Caused by: javax.net.ssl.SSLHandshakeException: PKIX path building failed: sun.security.provider.certpath.SunCertPathBuilderException: unable to find valid certification path to requested target
...
Caused by: sun.security.validator.ValidatorException: PKIX path building failed: sun.security.provider.certpath.SunCertPathBuilderException: unable to find valid certification path to requested target
Environment
Kubernetes
Cause
Hazelcast Kubernetes node discovery operates through the (default) "kubernetes.default.svc" DNS entry. In Kubernetes, "kubernetes.default.svc" is a DNS entry that resolves to the internal IP address of the Kubernetes API server within the cluster. It serves as a crucial component for facilitating communication between applications and Kubernetes services within the cluster. This DNS entry forms part of Kubernetes' default service discovery mechanism, enabling applications to interact seamlessly with the Kubernetes API and other services running in the cluster.
However, when an Outbound HTTP & HTTPS Proxy is configured in Confluence using additionalJvmArgs, Confluence encounters difficulties in locating the Hazelcast member and executing internal Kubernetes API calls for cluster node discovery. Upon inspecting the Confluence Pod logs, the issue is evident, with Hazelcast Kubernetes API discovery failing to execute as expected.
2024-04-15 08:05:34,074 WARN [Catalina-utility-1] [com.hazelcast.kubernetes.RetryUtils] log Couldn't discover Hazelcast members using Kubernetes API, [1] retrying in 1 seconds...
2024-04-15 08:05:35,589 WARN [Catalina-utility-1] [com.hazelcast.kubernetes.RetryUtils] log Couldn't discover Hazelcast members using Kubernetes API, [2] retrying in 2 seconds...

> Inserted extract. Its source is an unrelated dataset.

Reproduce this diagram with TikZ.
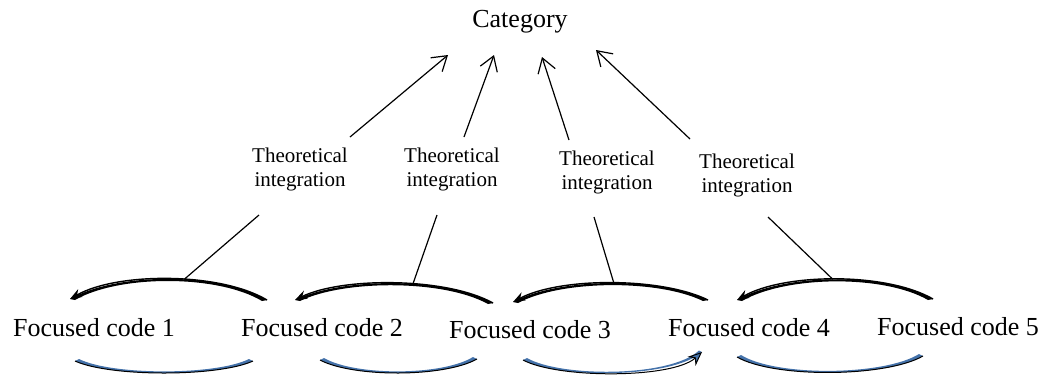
\documentclass[tikz,border=0pt]{standalone}
\usepackage{fontspec}
\setmainfont{Liberation Serif}
\usetikzlibrary{arrows.meta}
\definecolor{arcblue}{RGB}{68,114,170}
\tikzset{
  big/.style={font=\fontsize{13}{15.6}\selectfont,inner sep=0pt},
  small/.style={font=\fontsize{10.5}{12}\selectfont,align=center,inner sep=0pt},
  up/.style={line width=0.6pt,-{Straight Barb[length=7pt,width=9pt]}},
  link/.style={line width=0.6pt},
  back/.style={line width=0.7pt,-{Stealth[length=6pt,width=4.5pt]}},
  backfill/.style={fill=black},
  fwdfill/.style={fill=arcblue},
  fwd/.style={line width=0.5pt}
}
\begin{document}
\begin{tikzpicture}[x=0.5pt,y=-0.5pt]
\useasboundingbox (0,0) rectangle (1050,376);
\node[big] (cat) at (520,22) {Category};
\node[small] (ti1) at (300,169) {Theoretical\\integration};
\node[small] (ti2) at (452,169) {Theoretical\\integration};
\node[small] (ti3) at (607,172) {Theoretical\\integration};
\node[small] (ti4) at (747,175) {Theoretical\\integration};
\node[big] (c1) at (94,328) {Focused code 1};
\node[big] (c2) at (322,328) {Focused code 2};
\node[big] (c3) at (530,330) {Focused code 3};
\node[big] (c4) at (749,328) {Focused code 4};
\node[big] (c5) at (958,327) {Focused code 5};
\draw[up] ([shift={(50,-32)}]ti1.center) -- ([shift={(-72,33)}]cat.center);
\draw[up] ([shift={(12,-32)}]ti2.center) -- ([shift={(-26,33)}]cat.center);
\draw[up] ([shift={(-38,-32)}]ti3.center) -- ([shift={(22,35)}]cat.center);
\draw[up] ([shift={(-57,-36)}]ti4.center) -- ([shift={(76,28)}]cat.center);
\fill[backfill] ([shift={(-55,-28)}]c2.center) .. controls +(-47,-28) and +(47,-27) .. ([shift={(-24,-29)}]c1.center) -- ([shift={(-19,-28)}]c1.center) .. controls +(44,-25.5) and +(-44,-26.5) .. ([shift={(-60,-27)}]c2.center) -- cycle;
\draw[back] ([shift={(-55,-28)}]c2.center) .. controls +(-47,-28) and +(47,-27) .. ([shift={(-24,-29)}]c1.center) coordinate[pos=0.43] (t1);
\fill[backfill] ([shift={(-37,-27)}]c3.center) .. controls +(-47,-26) and +(47,-23) .. ([shift={(-27,-28)}]c2.center) -- ([shift={(-22,-27)}]c2.center) .. controls +(44,-21.5) and +(-44,-24.5) .. ([shift={(-42,-26)}]c3.center) -- cycle;
\draw[back] ([shift={(-37,-27)}]c3.center) .. controls +(-47,-26) and +(47,-23) .. ([shift={(-27,-28)}]c2.center) coordinate[pos=0.416] (t2);
\fill[backfill] ([shift={(-41,-28)}]c4.center) .. controls +(-47,-23) and +(47,-25) .. ([shift={(-17,-28)}]c3.center) -- ([shift={(-12,-27)}]c3.center) .. controls +(44,-23.5) and +(-44,-21.5) .. ([shift={(-46,-27)}]c4.center) -- cycle;
\draw[back] ([shift={(-41,-28)}]c4.center) .. controls +(-47,-23) and +(47,-25) .. ([shift={(-17,-28)}]c3.center) coordinate[pos=0.485] (t3);
\fill[backfill] ([shift={(-25,-28)}]c5.center) .. controls +(-47,-27) and +(47,-27) .. ([shift={(-12,-28)}]c4.center) -- ([shift={(-7,-27)}]c4.center) .. controls +(44,-25.5) and +(-44,-25.5) .. ([shift={(-30,-27)}]c5.center) -- cycle;
\draw[back] ([shift={(-25,-28)}]c5.center) .. controls +(-47,-27) and +(47,-27) .. ([shift={(-12,-28)}]c4.center) coordinate[pos=0.51] (t4);
\draw[link] ([shift={(-41,46)}]ti1.center) -- (t1);
\draw[link] ([shift={(-15,46)}]ti2.center) -- (t2);
\draw[link] ([shift={(-13,45)}]ti3.center) -- (t3);
\draw[link] ([shift={(21,42)}]ti4.center) -- (t4);
\fill[fwdfill] ([shift={(-19,33)}]c1.center) .. controls +(35,16) and +(-35,16) .. ([shift={(-69,33)}]c2.center) -- ([shift={(-73,31)}]c2.center) .. controls +(-33,16.5) and +(33,16.5) .. ([shift={(-15,31)}]c1.center) -- cycle;
\draw[fwd] ([shift={(-19,33)}]c1.center) .. controls +(35,16) and +(-35,16) .. ([shift={(-69,33)}]c2.center);
\fill[fwdfill] ([shift={(-2,32)}]c2.center) .. controls +(33,17.5) and +(-33,18.5) .. ([shift={(-53,29)}]c3.center) -- ([shift={(-57,27)}]c3.center) .. controls +(-31,19) and +(31,18) .. ([shift={(2,30)}]c2.center) -- cycle;
\draw[fwd] ([shift={(-2,32)}]c2.center) .. controls +(33,17.5) and +(-33,18.5) .. ([shift={(-53,29)}]c3.center);
\fill[fwdfill] ([shift={(-7,30)}]c3.center) .. controls +(35,18.7) and +(-30,26.7) .. ([shift={(-47,24)}]c4.center) -- ([shift={(-50,22.5)}]c4.center) .. controls +(-29,27.2) and +(33,19.2) .. ([shift={(-3,28)}]c3.center) -- cycle;
\draw[fwd,-{Stealth[length=7pt,width=6pt,fill=arcblue]}] ([shift={(-7,30)}]c3.center) .. controls +(35,18.7) and +(-30,26.7) .. ([shift={(-47,24)}]c4.center);
\fill[fwdfill] ([shift={(-12,29)}]c4.center) .. controls +(37,21.3) and +(-37,21.3) .. ([shift={(-35,29)}]c5.center) -- ([shift={(-39,27)}]c5.center) .. controls +(-35,21.8) and +(35,21.8) .. ([shift={(-8,27)}]c4.center) -- cycle;
\draw[fwd] ([shift={(-12,29)}]c4.center) .. controls +(37,21.3) and +(-37,21.3) .. ([shift={(-35,29)}]c5.center);
\end{tikzpicture}
\end{document}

2024-04-15 08:05:37,854 WARN [Catalina-utility-1] [com.hazelcast.kubernetes.RetryUtils] log Couldn't discover Hazelcast members using Kubernetes API, [3] retrying in 3 seconds...

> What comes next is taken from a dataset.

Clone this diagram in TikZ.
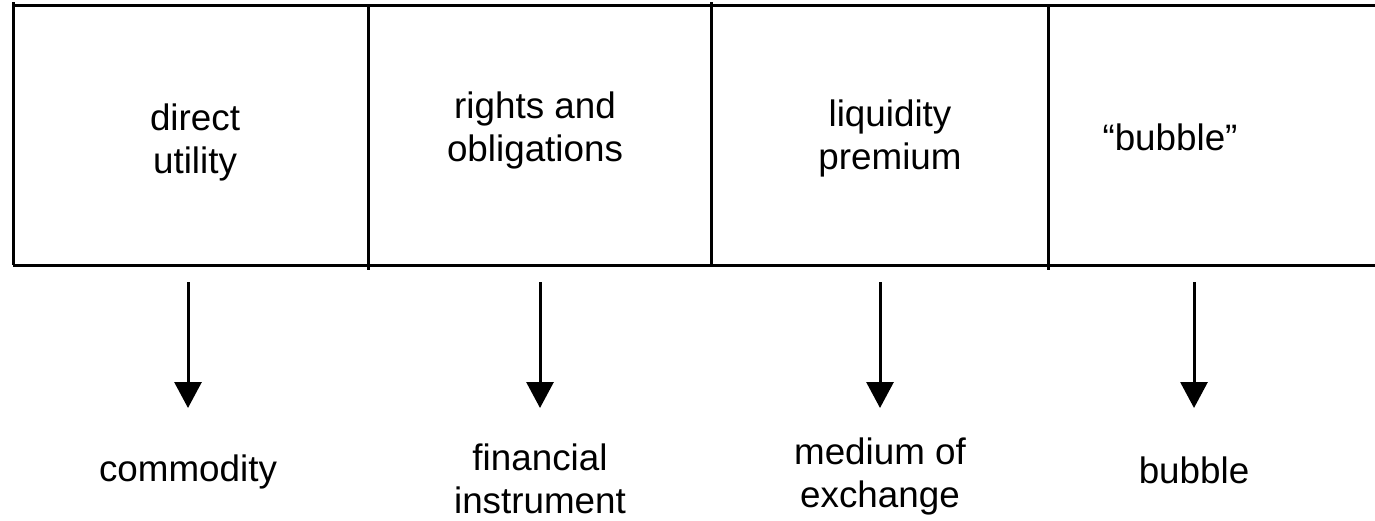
\documentclass[tikz,border=0pt]{standalone}
\usepackage{fontspec}
\setmainfont{Liberation Sans}
\usetikzlibrary{arrows.meta,positioning}

\begin{document}
\begin{tikzpicture}[x=0.5pt,y=-0.5pt,
    label/.style={align=center,inner sep=0pt,
      font=\fontsize{18.4}{21.5}\selectfont},
    rule/.style={line width=1.5pt},
    flow/.style={line width=1.5pt,-{Triangle[width=13.5pt,length=13pt]}}]
  \useasboundingbox (0,0) rectangle (1375,520);
  % frame
  \draw [rule] (13,5) -- (1375,5);
  \draw [rule] (13,265) -- (1375,265);
  \draw [rule] (13,2) -- (13,265);
  \draw [rule] (368,5) -- (368,270);
  \draw [rule] (711,2) -- (711,265);
  \draw [rule] (1048,5) -- (1048,270);
  % box texts
  \node [label] (utility) at (195,142) {direct\\utility};
  \node [label] (rights) at (535,130) {rights and\\obligations};
  \node [label] (liquidity) at (890,138) {liquidity\\premium};
  \node [label] (quoted) at (1170,137) {“bubble”};
  % outcomes
  \node [label] (commodity) at (188,472) {commodity};
  \node [label] (financial) at (540,479) {financial\\instrument};
  \node [label] (medium) at (880,476) {medium of\\exchange};
  \node [label] (bubble) at (1194,470) {bubble};
  % arrow ends
  \coordinate (from1) at (188,282);
  \coordinate (to1) at (188,408);
  \coordinate (from2) at (540,282);
  \coordinate (to2) at (540,408);
  \coordinate (from3) at (880,282);
  \coordinate (to3) at (880,408);
  \coordinate (from4) at (1194,282);
  \coordinate (to4) at (1194,408);
  % arrows
  \draw [flow] (from1) -- (to1);
  \draw [flow] (from2) -- (to2);
  \draw [flow] (from3) -- (to3);
  \draw [flow] (from4) -- (to4);
\end{tikzpicture}
\end{document}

2024-04-15 08:05:41,247 WARN [Catalina-utility-1] [spi.discovery.integration.DiscoveryService] log [x.x.x.x]:5701 [confluence] [3.12.14-atlassian-2] Cannot fetch the current zone, ZONE_AWARE feature is disabled
2024-04-15 08:05:55,613 ERROR [Catalina-utility-1] [internal.cluster.impl.DiscoveryJoiner] log [x.x.x.x]:5701 [confluence] [3.12.14-atlassian-2] Failure in executing REST call
com.hazelcast.kubernetes.RestClientException: Failure in executing REST call
...
Caused by: javax.net.ssl.SSLHandshakeException: PKIX path building failed: sun.security.provider.certpath.SunCertPathBuilderException: unable to find valid certification path to requested target
...
Caused by: sun.security.validator.ValidatorException: PKIX path building failed: sun.security.provider.certpath.SunCertPathBuilderException: unable to find valid certification path to requested target
Solution
To resolve the issue, we need to ensure that the Kubernetes API endpoint kubernetes.default.svc
is excluded. We should generally exclude the Base URL as well.

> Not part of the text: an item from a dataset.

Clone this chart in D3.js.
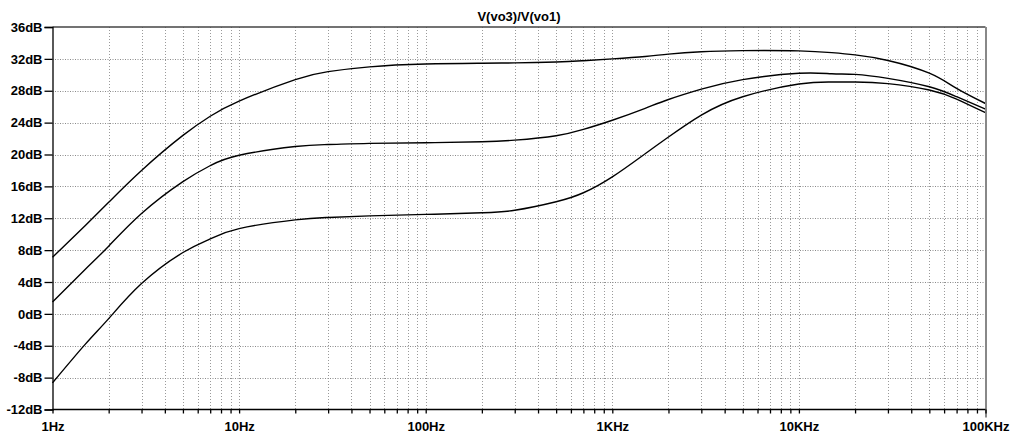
<!DOCTYPE html>
<html>
<head>
<meta charset="utf-8">
<script src="https://cdn.jsdelivr.net/npm/d3@7"></script>
<style>
  html, body { margin: 0; padding: 0; background: #fff; }
  svg { display: block; }
  text { font-family: "Liberation Sans", Arial, sans-serif; font-weight: bold; font-size: 13px; fill: #000; }
</style>
</head>
<body>
<svg id="chart" width="1011" height="435"></svg>
<script>
// Frequency points (Hz) of the AC sweep
const freqs = [1, 1.5, 2, 3, 5, 7, 10, 20, 30, 50, 100, 200, 300, 500, 700, 1000, 1500, 2000, 3000, 5000, 10000, 15000, 20000, 30000, 50000, 70000, 100000];

// Gain V(vo3)/V(vo1) in dB, three traces
const gainTop = [7.1, 11.1, 14.0, 18.0, 22.4, 24.8, 26.7, 29.4, 30.4, 31.0, 31.35, 31.45, 31.5, 31.6, 31.77, 32.0, 32.3, 32.6, 32.9, 33.03, 33.0, 32.78, 32.5, 31.8, 30.2, 28.3, 26.4];
const gainMid = [1.5, 5.6, 8.5, 12.6, 16.6, 18.6, 19.9, 21.0, 21.25, 21.4, 21.48, 21.6, 21.8, 22.36, 23.15, 24.3, 25.8, 26.9, 28.2, 29.4, 30.2, 30.14, 30.06, 29.56, 28.5, 27.25, 25.7];
const gainLow = [-8.66, -3.8, -0.6, 3.8, 7.7, 9.4, 10.7, 11.8, 12.1, 12.3, 12.48, 12.69, 13.0, 14.07, 15.2, 17.2, 20.1, 22.2, 24.95, 27.25, 28.84, 29.1, 29.1, 28.9, 28.1, 26.96, 25.24];

// Axis ticks
const xMajor = [1, 10, 100, 1000, 10000, 100000];
const xLabels = ["1Hz", "10Hz", "100Hz", "1KHz", "10KHz", "100KHz"];
const yTicks = [-12, -8, -4, 0, 4, 8, 12, 16, 20, 24, 28, 32, 36];
const title = "V(vo3)/V(vo1)";

const svg = d3.select("#chart");
const plotL = 52.5, plotR = 985.5, plotT = 27, plotB = 409.5;

const x = d3.scaleLog().domain([1, 100000]).range([plotL, plotR]);
const y = d3.scaleLinear().domain([-12, 36]).range([plotB, plotT]);

// every 1..9 step of each decade
const xAll = [];
for (let d = 1; d < 100000; d *= 10) for (let k = 1; k < 10; k++) xAll.push(d * k);
xAll.push(100000);

// grid
const grid = svg.append("g");
grid.selectAll("line.v").data(xAll.filter(v => v > 1 && v < 100000)).join("line")
  .attr("x1", d => Math.round(x(d)) + 0.5).attr("x2", d => Math.round(x(d)) + 0.5)
  .attr("y1", plotT).attr("y2", plotB)
  .attr("stroke", "#9a9a9a").attr("stroke-width", 1).attr("stroke-dasharray", "1,2");
grid.selectAll("line.h").data(yTicks.filter(v => v > -12 && v < 36)).join("line")
  .attr("y1", d => Math.round(y(d)) + 0.5).attr("y2", d => Math.round(y(d)) + 0.5)
  .attr("x1", plotL).attr("x2", plotR)
  .attr("stroke", "#8a8a8a").attr("stroke-width", 1).attr("stroke-dasharray", "1,1.5");

// traces
const line = d3.line()
  .x((d, i) => x(freqs[i]))
  .y(d => y(d))
  .curve(d3.curveNatural);
svg.append("g").selectAll("path").data([gainTop, gainMid, gainLow]).join("path")
  .attr("d", line)
  .attr("fill", "none").attr("stroke", "#000").attr("stroke-width", 1.4);

// frame: top and right edges
svg.append("line").attr("x1", plotL).attr("x2", plotR).attr("y1", plotT).attr("y2", plotT)
  .attr("stroke", "#444").attr("stroke-width", 1.5);
svg.append("line").attr("x1", plotR + 0.5).attr("x2", plotR + 0.5).attr("y1", plotT).attr("y2", plotB + 8)
  .attr("stroke", "#888").attr("stroke-width", 2);

// y axis
const yAxis = d3.axisLeft(y).tickValues(yTicks).tickSize(8).tickPadding(2).tickFormat(d => d + "dB");
const gy = svg.append("g").attr("transform", `translate(${plotL},0)`).call(yAxis);
gy.selectAll("path, line").attr("stroke", "#000").attr("stroke-width", 1.3);
gy.selectAll("text").attr("font-size", 13).attr("font-family", null);

// x axis
const labelOf = new Map(xMajor.map((v, i) => [v, xLabels[i]]));
const xAxis = d3.axisBottom(x).tickValues(xAll).tickSize(4).tickPadding(8)
  .tickFormat(d => labelOf.get(d) || "");
const gx = svg.append("g").attr("transform", `translate(0,${plotB})`).call(xAxis);
gx.selectAll("path, line").attr("stroke", "#000").attr("stroke-width", 1.3);
gx.select(".domain").attr("d", `M${plotL},0H${plotR}`);
gx.selectAll("text").attr("font-size", 13).attr("font-family", null);

// title
svg.append("text").attr("x", (plotL + plotR) / 2).attr("y", 21)
  .attr("text-anchor", "middle").text(title);
</script>
</body>
</html>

- Update the Helm Chart as such, where we added the HTTP non-proxy hosts with Confluence Base URL (Domain name) and Kubernetes.default.svc DNS entry which we are excluding from the Outbound HTTP & HTTPS Proxy.
confluence:
additionalJvmArgs:
- "-Dhttp.proxyHost=www.myproxy.com"
- "-Dhttp.proxyPort=8080"
- "-Dhttps.proxyHost=www.myproxy.com"
- "-Dhttps.proxyPort=8080"
- "-Dhttp.nonProxyHosts='<Confluence-Base-URL>|kubernetes.default.svc'"
2. After this change, the Confluence Kubernetes cluster is ready to deploy.